I run a 3" columbia combo flusher/ roll plough and follow it with a 3" head. I'm thinking of buying a 3.5" combo and stick with the 3" head because sometimes when you put the tape on , you can get an edge and when coated (even though the 3" head is slightly wider) that final coat can lead to the finished coat not being that tight in parts. I'm hoping by using the larger flusher if an edge does occur, then when I run around top coating with the box and 3" head it should be easier to sand....?

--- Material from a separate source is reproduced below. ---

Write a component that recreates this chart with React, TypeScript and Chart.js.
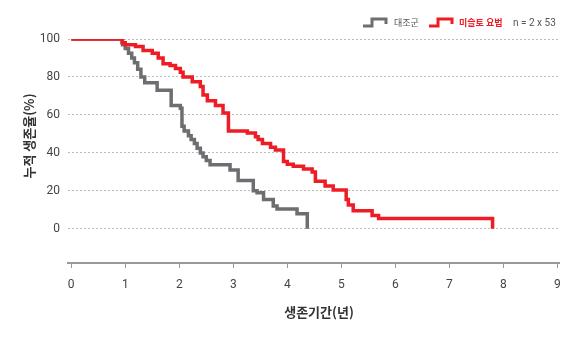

Just open to oppinions and if you lot have done /seen this......is it worth me buying one ?

Many thanks...


----------



## fr8train (Jan 20, 2008)

Don't use a combo flusher! :jester:


----------



## P.E.I.Taper (May 4, 2015)

is a combo flusher just a flusher with a roller wheel infront?


----------



## fr8train (Jan 20, 2008)

P.E.I.Taper said:


> is a combo flusher just a flusher with a roller wheel infront?


Yes!


----------



## Sweendog87 (Apr 5, 2015)

I agree fr8 the wheel only beds the middle of the tape and leaves the edge of the tape up for the flusher to bed and it doesn't really push the tape tight enough to the wall so If u run ur top coat too thin it may show we have one and it just sits in case we bed all our internals with a corner roller then flush only takes one guy still and might only take and extra 5 mins to do a large 3 bedroom house compared to 20 mins going around checking every internal and skimming 


Sent from my iPhone using Tapatalk


----------



## forestbhoy (Jun 16, 2013)

Sweendog87 said:


> I agree fr8 the wheel only beds the middle of the tape and leaves the edge of the tape up for the flusher to bed and it doesn't really push the tape tight enough to the wall so If u run ur top coat too thin it may show we have one and it just sits in case we bed all our internals with a corner roller then flush only takes one guy still and might only take and extra 5 mins to do a large 3 bedroom house compared to 20 mins going around checking every internal and skimming
> 
> 
> 
> Sent from my iPhone using Tapatalk


I use it because it is that little bit quicker, but more so because the coat on the tape is slightly thinner, and over here in winter the sooner it dries, the sooner I can top coat avoiding shrinking. Edges do occur but nothing an electric sander can't nudge. Just looking for other users opinions, but it seems its just me and a few others that uses one ....


----------